▶ [Given problem]: Repeat exactly the lines running from the first line of the data to the line containing "plt.rcParams['axes.unicode_minus'] = False", both ends included, and nothing else; drop the pictures.

▶ [Material]:
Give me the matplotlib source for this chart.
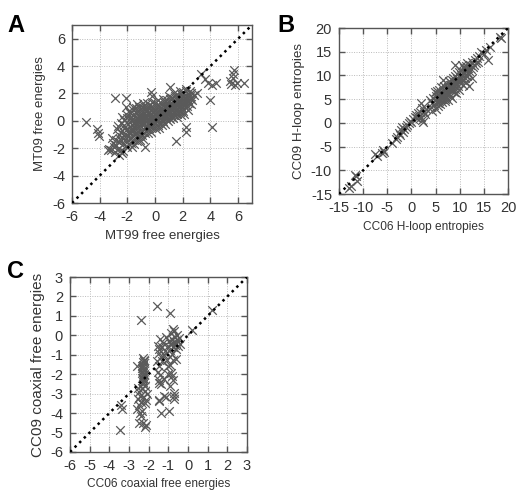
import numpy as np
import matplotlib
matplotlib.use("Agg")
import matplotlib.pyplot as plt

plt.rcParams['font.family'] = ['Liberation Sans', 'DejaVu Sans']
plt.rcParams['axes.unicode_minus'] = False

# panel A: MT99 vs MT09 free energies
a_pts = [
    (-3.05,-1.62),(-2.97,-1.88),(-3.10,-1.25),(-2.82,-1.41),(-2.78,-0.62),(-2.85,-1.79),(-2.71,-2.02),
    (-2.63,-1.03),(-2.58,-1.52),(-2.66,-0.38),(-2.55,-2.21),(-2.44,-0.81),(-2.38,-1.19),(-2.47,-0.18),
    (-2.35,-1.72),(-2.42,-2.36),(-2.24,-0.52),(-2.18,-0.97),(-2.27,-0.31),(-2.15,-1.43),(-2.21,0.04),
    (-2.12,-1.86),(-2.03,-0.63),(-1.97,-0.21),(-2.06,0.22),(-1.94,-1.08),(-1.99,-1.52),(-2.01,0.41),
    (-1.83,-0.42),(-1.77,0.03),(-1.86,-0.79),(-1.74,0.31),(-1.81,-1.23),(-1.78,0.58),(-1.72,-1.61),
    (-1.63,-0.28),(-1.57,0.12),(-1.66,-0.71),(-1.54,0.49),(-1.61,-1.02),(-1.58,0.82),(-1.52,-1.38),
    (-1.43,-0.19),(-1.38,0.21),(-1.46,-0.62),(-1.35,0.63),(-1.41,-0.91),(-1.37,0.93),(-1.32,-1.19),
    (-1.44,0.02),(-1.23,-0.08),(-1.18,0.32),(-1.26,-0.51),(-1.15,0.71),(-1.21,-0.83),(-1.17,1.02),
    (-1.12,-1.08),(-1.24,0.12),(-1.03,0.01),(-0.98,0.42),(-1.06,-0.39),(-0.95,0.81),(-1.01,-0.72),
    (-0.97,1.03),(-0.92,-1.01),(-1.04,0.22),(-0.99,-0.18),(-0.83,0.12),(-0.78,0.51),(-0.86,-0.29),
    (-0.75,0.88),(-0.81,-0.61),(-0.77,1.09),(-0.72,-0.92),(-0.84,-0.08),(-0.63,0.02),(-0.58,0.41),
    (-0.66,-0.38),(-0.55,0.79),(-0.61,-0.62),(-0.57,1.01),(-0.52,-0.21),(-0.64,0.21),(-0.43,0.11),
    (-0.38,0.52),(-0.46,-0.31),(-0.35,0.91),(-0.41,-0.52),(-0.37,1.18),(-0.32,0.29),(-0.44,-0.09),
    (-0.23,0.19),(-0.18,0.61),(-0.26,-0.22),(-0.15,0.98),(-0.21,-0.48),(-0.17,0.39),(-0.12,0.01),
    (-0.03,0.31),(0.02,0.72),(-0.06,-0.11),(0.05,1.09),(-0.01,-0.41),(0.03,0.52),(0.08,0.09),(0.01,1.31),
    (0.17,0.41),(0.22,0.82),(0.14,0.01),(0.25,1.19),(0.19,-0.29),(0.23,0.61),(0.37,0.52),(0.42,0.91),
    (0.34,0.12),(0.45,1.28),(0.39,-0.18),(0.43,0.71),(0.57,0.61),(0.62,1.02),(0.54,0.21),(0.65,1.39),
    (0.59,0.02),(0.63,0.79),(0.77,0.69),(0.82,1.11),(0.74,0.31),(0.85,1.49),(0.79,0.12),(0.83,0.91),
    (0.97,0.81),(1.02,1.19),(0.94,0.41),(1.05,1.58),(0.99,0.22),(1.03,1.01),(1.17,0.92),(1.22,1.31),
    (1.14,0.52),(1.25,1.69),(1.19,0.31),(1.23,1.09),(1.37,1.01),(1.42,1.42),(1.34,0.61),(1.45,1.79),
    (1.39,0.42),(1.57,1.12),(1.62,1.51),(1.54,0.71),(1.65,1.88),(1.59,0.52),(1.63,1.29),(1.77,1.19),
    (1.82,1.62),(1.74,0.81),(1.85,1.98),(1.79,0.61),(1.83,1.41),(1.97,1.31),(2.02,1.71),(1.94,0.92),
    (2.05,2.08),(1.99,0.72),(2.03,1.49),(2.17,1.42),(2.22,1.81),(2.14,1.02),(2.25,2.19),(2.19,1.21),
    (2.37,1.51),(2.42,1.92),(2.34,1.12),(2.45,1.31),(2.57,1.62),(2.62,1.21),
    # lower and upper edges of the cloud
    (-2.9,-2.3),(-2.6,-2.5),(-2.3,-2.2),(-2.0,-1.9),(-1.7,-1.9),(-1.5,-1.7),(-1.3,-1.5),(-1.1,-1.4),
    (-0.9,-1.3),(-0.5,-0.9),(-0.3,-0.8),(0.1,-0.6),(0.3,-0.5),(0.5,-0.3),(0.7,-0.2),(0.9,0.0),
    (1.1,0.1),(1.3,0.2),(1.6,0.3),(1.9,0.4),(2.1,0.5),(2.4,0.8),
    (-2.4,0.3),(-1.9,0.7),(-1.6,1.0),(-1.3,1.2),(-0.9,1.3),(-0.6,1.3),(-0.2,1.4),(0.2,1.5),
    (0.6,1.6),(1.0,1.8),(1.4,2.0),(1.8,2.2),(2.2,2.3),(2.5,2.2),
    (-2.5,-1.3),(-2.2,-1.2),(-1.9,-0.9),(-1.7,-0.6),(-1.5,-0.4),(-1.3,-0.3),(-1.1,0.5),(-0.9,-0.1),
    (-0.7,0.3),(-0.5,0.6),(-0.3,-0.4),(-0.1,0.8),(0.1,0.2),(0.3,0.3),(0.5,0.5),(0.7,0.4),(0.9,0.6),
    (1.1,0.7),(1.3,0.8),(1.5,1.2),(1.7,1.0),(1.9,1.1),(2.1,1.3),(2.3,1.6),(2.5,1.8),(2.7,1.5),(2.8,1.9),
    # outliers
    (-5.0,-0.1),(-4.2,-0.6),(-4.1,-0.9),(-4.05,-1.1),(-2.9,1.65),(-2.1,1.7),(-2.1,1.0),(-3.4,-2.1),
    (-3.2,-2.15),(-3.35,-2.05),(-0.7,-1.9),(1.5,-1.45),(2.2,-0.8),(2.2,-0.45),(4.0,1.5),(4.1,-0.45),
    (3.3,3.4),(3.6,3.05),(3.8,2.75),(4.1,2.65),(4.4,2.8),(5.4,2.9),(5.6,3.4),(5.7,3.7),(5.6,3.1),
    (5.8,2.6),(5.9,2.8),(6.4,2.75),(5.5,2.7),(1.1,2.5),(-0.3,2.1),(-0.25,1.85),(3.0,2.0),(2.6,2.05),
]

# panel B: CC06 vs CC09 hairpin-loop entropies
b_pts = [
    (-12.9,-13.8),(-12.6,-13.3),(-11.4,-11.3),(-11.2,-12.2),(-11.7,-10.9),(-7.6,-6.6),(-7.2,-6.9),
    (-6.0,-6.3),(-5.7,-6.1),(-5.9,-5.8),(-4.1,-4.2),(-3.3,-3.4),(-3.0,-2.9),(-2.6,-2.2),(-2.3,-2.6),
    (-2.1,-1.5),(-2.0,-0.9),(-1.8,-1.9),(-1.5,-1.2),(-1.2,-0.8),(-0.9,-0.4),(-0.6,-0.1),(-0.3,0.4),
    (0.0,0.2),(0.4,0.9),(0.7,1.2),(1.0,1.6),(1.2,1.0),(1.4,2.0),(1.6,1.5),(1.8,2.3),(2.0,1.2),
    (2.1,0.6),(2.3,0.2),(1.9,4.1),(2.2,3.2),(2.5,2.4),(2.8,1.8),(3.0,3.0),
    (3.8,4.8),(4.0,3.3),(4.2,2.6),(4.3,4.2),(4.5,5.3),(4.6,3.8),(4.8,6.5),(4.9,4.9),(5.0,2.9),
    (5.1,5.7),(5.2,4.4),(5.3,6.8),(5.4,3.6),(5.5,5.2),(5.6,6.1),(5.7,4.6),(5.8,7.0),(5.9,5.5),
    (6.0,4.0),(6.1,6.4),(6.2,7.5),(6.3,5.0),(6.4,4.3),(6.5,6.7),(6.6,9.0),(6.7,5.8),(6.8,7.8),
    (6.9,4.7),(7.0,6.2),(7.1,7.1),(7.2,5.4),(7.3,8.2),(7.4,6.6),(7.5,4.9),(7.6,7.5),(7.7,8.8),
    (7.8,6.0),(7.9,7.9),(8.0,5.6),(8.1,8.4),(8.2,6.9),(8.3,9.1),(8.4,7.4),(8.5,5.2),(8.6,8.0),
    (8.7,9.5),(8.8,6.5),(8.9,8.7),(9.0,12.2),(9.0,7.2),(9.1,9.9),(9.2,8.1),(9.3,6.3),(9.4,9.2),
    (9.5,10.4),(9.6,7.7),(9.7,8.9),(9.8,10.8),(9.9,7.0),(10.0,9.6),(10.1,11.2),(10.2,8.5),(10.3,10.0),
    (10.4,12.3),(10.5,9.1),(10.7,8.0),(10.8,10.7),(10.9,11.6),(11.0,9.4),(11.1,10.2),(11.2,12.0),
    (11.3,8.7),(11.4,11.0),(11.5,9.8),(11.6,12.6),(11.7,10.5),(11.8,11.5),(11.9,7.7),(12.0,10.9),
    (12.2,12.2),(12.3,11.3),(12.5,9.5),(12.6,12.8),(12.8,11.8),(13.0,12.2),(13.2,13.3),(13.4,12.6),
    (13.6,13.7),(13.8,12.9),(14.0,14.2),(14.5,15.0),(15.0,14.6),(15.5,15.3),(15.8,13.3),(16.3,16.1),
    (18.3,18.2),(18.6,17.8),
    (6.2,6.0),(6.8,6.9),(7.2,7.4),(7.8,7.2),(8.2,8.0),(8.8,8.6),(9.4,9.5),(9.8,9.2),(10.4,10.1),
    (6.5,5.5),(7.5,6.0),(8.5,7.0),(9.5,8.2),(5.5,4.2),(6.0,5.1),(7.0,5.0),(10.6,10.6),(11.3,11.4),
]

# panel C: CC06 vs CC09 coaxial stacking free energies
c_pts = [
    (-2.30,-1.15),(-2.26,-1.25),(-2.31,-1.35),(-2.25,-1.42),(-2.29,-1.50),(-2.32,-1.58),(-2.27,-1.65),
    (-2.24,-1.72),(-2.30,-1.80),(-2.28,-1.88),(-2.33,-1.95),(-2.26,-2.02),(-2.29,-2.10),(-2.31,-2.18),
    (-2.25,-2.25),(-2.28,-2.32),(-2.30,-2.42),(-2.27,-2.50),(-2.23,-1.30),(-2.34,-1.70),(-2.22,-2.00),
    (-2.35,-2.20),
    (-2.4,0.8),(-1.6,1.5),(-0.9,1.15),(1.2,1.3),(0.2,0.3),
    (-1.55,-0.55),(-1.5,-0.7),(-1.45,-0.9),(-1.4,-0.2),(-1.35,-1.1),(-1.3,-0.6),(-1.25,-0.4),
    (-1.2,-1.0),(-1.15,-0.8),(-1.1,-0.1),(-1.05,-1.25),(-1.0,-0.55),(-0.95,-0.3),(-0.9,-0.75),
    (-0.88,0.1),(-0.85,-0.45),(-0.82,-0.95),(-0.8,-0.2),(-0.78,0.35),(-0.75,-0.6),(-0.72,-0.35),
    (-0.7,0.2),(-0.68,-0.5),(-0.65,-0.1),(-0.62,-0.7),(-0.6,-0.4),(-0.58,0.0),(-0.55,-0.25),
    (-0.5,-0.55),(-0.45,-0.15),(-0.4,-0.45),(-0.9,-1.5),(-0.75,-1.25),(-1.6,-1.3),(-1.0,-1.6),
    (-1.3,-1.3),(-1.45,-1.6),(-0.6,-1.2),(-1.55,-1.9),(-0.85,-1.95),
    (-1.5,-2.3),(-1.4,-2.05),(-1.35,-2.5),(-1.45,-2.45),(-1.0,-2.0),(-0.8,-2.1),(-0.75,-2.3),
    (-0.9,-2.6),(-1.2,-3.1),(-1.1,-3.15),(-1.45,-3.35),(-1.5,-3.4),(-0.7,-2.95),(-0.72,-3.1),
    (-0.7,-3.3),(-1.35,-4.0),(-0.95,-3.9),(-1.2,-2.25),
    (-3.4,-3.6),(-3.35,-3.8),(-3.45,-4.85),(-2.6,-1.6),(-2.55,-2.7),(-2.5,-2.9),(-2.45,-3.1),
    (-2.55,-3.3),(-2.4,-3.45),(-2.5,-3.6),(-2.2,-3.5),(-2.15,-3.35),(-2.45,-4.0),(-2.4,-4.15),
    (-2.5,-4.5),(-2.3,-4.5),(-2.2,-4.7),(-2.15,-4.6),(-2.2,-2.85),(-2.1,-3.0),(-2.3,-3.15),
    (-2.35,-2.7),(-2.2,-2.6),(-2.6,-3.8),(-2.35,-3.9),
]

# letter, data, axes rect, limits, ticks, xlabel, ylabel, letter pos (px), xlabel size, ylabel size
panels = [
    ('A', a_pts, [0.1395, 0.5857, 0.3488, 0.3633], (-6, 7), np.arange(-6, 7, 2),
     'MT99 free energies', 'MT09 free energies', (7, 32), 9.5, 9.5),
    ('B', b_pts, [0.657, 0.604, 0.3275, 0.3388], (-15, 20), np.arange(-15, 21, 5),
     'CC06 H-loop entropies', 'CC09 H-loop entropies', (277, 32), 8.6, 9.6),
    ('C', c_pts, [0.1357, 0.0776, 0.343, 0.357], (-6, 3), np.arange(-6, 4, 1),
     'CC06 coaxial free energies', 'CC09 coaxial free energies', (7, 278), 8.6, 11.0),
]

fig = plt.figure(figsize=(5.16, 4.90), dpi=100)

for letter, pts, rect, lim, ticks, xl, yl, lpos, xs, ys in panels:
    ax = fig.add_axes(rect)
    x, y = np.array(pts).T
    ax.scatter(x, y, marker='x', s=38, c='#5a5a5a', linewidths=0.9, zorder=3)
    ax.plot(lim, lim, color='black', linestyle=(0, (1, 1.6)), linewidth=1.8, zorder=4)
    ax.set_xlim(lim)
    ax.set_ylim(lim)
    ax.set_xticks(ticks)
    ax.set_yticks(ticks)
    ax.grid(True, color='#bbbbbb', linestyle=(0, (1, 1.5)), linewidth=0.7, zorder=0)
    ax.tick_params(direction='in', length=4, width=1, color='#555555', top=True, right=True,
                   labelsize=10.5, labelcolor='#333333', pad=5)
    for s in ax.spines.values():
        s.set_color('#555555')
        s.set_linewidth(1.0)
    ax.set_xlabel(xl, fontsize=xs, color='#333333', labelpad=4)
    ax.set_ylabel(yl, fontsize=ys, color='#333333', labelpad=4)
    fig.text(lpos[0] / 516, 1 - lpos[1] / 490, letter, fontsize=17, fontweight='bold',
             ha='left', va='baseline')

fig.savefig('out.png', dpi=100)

▶ [Written reply]:
Give me the matplotlib source for this chart.
import numpy as np
import matplotlib
matplotlib.use("Agg")
import matplotlib.pyplot as plt

plt.rcParams['font.family'] = ['Liberation Sans', 'DejaVu Sans']
plt.rcParams['axes.unicode_minus'] = False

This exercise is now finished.